Her first real fence out of water. It's a NARROW corridor out, and a hard turn to the left in order to get to fence 15, so this is going to be trick and I will be conservative through these four efforts. But there's only two to go from here on out, so we'll gun it to fences 16 and 17, which are big, rampy, and covered in more flowers and shrubs. The idea is to get as close as possible to the optimum time to break the tie, so I'll take it more conservatively if I can. The rider tied with me obviously knows what she's doing, so she's going to be shooting for the same and probably already has a way better feel for the pace of this course than I will, so I'll keep my eye on my watch.


Aw man. As Daun said, "tell her to keep her panties on, she's working!"

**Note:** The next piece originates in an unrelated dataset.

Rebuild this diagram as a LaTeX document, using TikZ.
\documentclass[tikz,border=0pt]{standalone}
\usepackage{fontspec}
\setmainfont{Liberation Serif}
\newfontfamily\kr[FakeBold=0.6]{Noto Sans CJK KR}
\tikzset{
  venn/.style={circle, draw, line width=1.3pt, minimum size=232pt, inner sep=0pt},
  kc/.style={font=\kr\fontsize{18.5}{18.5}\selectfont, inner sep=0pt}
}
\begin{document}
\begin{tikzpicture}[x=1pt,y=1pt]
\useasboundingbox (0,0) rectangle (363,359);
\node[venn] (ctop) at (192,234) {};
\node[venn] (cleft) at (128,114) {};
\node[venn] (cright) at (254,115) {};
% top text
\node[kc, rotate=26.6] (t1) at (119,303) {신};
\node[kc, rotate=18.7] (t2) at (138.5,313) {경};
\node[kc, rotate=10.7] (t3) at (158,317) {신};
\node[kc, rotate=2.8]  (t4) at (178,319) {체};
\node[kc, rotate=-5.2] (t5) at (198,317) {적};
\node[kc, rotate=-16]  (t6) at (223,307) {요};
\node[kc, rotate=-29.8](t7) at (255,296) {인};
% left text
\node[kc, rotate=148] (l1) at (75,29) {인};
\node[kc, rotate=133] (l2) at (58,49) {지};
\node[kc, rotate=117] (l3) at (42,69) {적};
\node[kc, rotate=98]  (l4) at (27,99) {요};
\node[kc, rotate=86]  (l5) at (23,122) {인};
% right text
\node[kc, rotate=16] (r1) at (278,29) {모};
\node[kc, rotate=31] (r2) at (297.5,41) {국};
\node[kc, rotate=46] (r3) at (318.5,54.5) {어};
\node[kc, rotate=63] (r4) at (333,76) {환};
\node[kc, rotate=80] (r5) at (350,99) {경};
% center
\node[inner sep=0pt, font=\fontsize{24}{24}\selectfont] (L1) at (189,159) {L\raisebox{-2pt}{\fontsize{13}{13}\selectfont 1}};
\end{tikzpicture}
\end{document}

We ride tomorrow at 8:28am. SO FREAKING EXCITED. The course is big, flowy, gallopy and fun looking. I am pumped as hell and I can't wait!!!!!!!!!!!


blogfourfiveone said...

Yay! Congrats! Have a great XC!

Kate said...

That's amazing - you go girl(s)! Being in heat doesn't seem to have hurt your dressage results. Thanks for the virtual course walk - it looks like an interesting and challenging course. I miss cross country - it was a blast - I'm too old for it now and rarely jump anymore.

DressageInJeans said...

Again, as always, luck!! I was checking your status whilst I was at work, waiting for an update. :D!!!

Golden the Pony Girl said...

Congrats! Looks like all of your dressage work has paid off!